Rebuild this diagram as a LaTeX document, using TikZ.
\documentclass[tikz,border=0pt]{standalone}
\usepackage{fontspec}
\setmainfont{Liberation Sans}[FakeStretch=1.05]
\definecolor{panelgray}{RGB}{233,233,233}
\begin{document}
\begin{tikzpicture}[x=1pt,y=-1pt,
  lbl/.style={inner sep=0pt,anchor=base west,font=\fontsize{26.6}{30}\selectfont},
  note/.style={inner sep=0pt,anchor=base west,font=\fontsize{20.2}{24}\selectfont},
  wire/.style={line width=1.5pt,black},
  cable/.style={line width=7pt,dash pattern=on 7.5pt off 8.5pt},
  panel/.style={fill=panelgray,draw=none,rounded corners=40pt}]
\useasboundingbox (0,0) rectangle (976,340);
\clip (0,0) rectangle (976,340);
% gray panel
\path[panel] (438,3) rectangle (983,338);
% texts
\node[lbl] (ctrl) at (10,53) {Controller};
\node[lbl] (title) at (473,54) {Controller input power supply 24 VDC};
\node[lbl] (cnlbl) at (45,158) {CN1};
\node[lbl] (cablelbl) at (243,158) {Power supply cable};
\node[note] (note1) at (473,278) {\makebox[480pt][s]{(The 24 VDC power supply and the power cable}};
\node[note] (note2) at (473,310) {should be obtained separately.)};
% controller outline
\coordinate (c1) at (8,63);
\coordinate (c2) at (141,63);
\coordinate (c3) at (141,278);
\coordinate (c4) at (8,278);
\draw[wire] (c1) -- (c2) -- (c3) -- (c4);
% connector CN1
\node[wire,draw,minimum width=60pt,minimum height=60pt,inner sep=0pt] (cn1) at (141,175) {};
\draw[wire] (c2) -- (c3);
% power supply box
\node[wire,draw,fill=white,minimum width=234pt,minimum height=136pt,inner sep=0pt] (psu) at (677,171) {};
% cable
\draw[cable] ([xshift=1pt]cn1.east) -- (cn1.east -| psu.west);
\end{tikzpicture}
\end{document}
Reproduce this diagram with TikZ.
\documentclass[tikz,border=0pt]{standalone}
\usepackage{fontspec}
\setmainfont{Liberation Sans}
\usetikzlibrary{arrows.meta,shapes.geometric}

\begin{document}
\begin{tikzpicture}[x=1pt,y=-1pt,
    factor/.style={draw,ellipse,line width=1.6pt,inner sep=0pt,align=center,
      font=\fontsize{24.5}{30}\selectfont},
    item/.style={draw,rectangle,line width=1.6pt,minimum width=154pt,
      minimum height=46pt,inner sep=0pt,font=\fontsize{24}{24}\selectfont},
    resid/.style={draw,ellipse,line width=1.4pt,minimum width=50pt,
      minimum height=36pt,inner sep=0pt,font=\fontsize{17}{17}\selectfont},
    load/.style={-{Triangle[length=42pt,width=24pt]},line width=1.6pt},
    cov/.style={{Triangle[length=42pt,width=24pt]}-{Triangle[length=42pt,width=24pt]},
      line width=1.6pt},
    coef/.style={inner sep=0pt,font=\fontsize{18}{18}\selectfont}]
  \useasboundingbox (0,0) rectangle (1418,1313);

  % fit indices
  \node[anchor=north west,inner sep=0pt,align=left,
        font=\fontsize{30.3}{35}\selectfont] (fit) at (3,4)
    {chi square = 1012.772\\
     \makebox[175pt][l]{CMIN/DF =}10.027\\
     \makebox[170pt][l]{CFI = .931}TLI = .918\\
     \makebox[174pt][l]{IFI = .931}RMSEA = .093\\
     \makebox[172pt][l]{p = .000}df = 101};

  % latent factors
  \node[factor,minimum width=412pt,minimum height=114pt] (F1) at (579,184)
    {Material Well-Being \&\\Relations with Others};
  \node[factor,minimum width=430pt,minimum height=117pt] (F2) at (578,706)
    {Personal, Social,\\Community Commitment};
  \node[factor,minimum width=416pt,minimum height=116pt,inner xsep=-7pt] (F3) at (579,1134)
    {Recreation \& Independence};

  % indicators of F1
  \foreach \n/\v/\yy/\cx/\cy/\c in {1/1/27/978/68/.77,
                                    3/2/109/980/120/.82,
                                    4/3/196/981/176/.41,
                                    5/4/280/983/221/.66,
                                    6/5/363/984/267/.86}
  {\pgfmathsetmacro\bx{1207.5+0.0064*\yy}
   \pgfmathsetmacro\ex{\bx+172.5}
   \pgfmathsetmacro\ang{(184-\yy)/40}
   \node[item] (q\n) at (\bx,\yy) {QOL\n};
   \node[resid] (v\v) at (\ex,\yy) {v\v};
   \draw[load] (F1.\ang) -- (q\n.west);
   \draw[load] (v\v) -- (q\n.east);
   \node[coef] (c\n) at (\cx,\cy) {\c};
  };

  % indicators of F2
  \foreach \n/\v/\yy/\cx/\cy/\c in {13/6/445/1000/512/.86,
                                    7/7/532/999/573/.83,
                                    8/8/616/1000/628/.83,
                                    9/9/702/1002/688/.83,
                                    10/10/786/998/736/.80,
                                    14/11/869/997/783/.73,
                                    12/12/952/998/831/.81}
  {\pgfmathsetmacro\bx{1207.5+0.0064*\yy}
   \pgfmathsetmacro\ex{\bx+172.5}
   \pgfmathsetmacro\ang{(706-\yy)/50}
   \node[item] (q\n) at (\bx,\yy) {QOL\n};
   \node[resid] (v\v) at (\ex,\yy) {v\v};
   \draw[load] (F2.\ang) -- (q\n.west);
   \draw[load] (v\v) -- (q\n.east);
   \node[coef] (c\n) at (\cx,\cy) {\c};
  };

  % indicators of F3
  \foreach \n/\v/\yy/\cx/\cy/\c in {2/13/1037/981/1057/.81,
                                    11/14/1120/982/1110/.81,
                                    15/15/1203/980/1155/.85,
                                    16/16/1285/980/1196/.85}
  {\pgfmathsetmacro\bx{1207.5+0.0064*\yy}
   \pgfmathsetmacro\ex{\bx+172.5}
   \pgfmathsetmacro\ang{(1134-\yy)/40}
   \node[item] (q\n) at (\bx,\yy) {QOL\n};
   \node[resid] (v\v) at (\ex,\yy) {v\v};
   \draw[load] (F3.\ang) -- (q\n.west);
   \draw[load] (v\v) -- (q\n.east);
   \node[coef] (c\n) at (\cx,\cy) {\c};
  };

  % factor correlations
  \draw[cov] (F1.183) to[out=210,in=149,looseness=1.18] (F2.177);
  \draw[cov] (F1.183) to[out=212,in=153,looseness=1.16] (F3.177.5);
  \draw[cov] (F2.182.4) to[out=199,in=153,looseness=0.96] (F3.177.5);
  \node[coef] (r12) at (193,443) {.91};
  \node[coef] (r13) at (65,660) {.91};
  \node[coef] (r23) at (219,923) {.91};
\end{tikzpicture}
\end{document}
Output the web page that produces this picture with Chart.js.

• • • •

§ **Task to carry out**: Word for word, write out all of the data above.

§ **Final result**:
Rebuild this diagram as a LaTeX document, using TikZ.
\documentclass[tikz,border=0pt]{standalone}
\usepackage{fontspec}
\setmainfont{Liberation Sans}[FakeStretch=1.05]
\definecolor{panelgray}{RGB}{233,233,233}
\begin{document}
\begin{tikzpicture}[x=1pt,y=-1pt,
  lbl/.style={inner sep=0pt,anchor=base west,font=\fontsize{26.6}{30}\selectfont},
  note/.style={inner sep=0pt,anchor=base west,font=\fontsize{20.2}{24}\selectfont},
  wire/.style={line width=1.5pt,black},
  cable/.style={line width=7pt,dash pattern=on 7.5pt off 8.5pt},
  panel/.style={fill=panelgray,draw=none,rounded corners=40pt}]
\useasboundingbox (0,0) rectangle (976,340);
\clip (0,0) rectangle (976,340);
% gray panel
\path[panel] (438,3) rectangle (983,338);
% texts
\node[lbl] (ctrl) at (10,53) {Controller};
\node[lbl] (title) at (473,54) {Controller input power supply 24 VDC};
\node[lbl] (cnlbl) at (45,158) {CN1};
\node[lbl] (cablelbl) at (243,158) {Power supply cable};
\node[note] (note1) at (473,278) {\makebox[480pt][s]{(The 24 VDC power supply and the power cable}};
\node[note] (note2) at (473,310) {should be obtained separately.)};
% controller outline
\coordinate (c1) at (8,63);
\coordinate (c2) at (141,63);
\coordinate (c3) at (141,278);
\coordinate (c4) at (8,278);
\draw[wire] (c1) -- (c2) -- (c3) -- (c4);
% connector CN1
\node[wire,draw,minimum width=60pt,minimum height=60pt,inner sep=0pt] (cn1) at (141,175) {};
\draw[wire] (c2) -- (c3);
% power supply box
\node[wire,draw,fill=white,minimum width=234pt,minimum height=136pt,inner sep=0pt] (psu) at (677,171) {};
% cable
\draw[cable] ([xshift=1pt]cn1.east) -- (cn1.east -| psu.west);
\end{tikzpicture}
\end{document}
Reproduce this diagram with TikZ.
\documentclass[tikz,border=0pt]{standalone}
\usepackage{fontspec}
\setmainfont{Liberation Sans}
\usetikzlibrary{arrows.meta,shapes.geometric}

\begin{document}
\begin{tikzpicture}[x=1pt,y=-1pt,
    factor/.style={draw,ellipse,line width=1.6pt,inner sep=0pt,align=center,
      font=\fontsize{24.5}{30}\selectfont},
    item/.style={draw,rectangle,line width=1.6pt,minimum width=154pt,
      minimum height=46pt,inner sep=0pt,font=\fontsize{24}{24}\selectfont},
    resid/.style={draw,ellipse,line width=1.4pt,minimum width=50pt,
      minimum height=36pt,inner sep=0pt,font=\fontsize{17}{17}\selectfont},
    load/.style={-{Triangle[length=42pt,width=24pt]},line width=1.6pt},
    cov/.style={{Triangle[length=42pt,width=24pt]}-{Triangle[length=42pt,width=24pt]},
      line width=1.6pt},
    coef/.style={inner sep=0pt,font=\fontsize{18}{18}\selectfont}]
  \useasboundingbox (0,0) rectangle (1418,1313);

  % fit indices
  \node[anchor=north west,inner sep=0pt,align=left,
        font=\fontsize{30.3}{35}\selectfont] (fit) at (3,4)
    {chi square = 1012.772\\
     \makebox[175pt][l]{CMIN/DF =}10.027\\
     \makebox[170pt][l]{CFI = .931}TLI = .918\\
     \makebox[174pt][l]{IFI = .931}RMSEA = .093\\
     \makebox[172pt][l]{p = .000}df = 101};

  % latent factors
  \node[factor,minimum width=412pt,minimum height=114pt] (F1) at (579,184)
    {Material Well-Being \&\\Relations with Others};
  \node[factor,minimum width=430pt,minimum height=117pt] (F2) at (578,706)
    {Personal, Social,\\Community Commitment};
  \node[factor,minimum width=416pt,minimum height=116pt,inner xsep=-7pt] (F3) at (579,1134)
    {Recreation \& Independence};

  % indicators of F1
  \foreach \n/\v/\yy/\cx/\cy/\c in {1/1/27/978/68/.77,
                                    3/2/109/980/120/.82,
                                    4/3/196/981/176/.41,
                                    5/4/280/983/221/.66,
                                    6/5/363/984/267/.86}
  {\pgfmathsetmacro\bx{1207.5+0.0064*\yy}
   \pgfmathsetmacro\ex{\bx+172.5}
   \pgfmathsetmacro\ang{(184-\yy)/40}
   \node[item] (q\n) at (\bx,\yy) {QOL\n};
   \node[resid] (v\v) at (\ex,\yy) {v\v};
   \draw[load] (F1.\ang) -- (q\n.west);
   \draw[load] (v\v) -- (q\n.east);
   \node[coef] (c\n) at (\cx,\cy) {\c};
  };

  % indicators of F2
  \foreach \n/\v/\yy/\cx/\cy/\c in {13/6/445/1000/512/.86,
                                    7/7/532/999/573/.83,
                                    8/8/616/1000/628/.83,
                                    9/9/702/1002/688/.83,
                                    10/10/786/998/736/.80,
                                    14/11/869/997/783/.73,
                                    12/12/952/998/831/.81}
  {\pgfmathsetmacro\bx{1207.5+0.0064*\yy}
   \pgfmathsetmacro\ex{\bx+172.5}
   \pgfmathsetmacro\ang{(706-\yy)/50}
   \node[item] (q\n) at (\bx,\yy) {QOL\n};
   \node[resid] (v\v) at (\ex,\yy) {v\v};
   \draw[load] (F2.\ang) -- (q\n.west);
   \draw[load] (v\v) -- (q\n.east);
   \node[coef] (c\n) at (\cx,\cy) {\c};
  };

  % indicators of F3
  \foreach \n/\v/\yy/\cx/\cy/\c in {2/13/1037/981/1057/.81,
                                    11/14/1120/982/1110/.81,
                                    15/15/1203/980/1155/.85,
                                    16/16/1285/980/1196/.85}
  {\pgfmathsetmacro\bx{1207.5+0.0064*\yy}
   \pgfmathsetmacro\ex{\bx+172.5}
   \pgfmathsetmacro\ang{(1134-\yy)/40}
   \node[item] (q\n) at (\bx,\yy) {QOL\n};
   \node[resid] (v\v) at (\ex,\yy) {v\v};
   \draw[load] (F3.\ang) -- (q\n.west);
   \draw[load] (v\v) -- (q\n.east);
   \node[coef] (c\n) at (\cx,\cy) {\c};
  };

  % factor correlations
  \draw[cov] (F1.183) to[out=210,in=149,looseness=1.18] (F2.177);
  \draw[cov] (F1.183) to[out=212,in=153,looseness=1.16] (F3.177.5);
  \draw[cov] (F2.182.4) to[out=199,in=153,looseness=0.96] (F3.177.5);
  \node[coef] (r12) at (193,443) {.91};
  \node[coef] (r13) at (65,660) {.91};
  \node[coef] (r23) at (219,923) {.91};
\end{tikzpicture}
\end{document}
Output the web page that produces this picture with Chart.js.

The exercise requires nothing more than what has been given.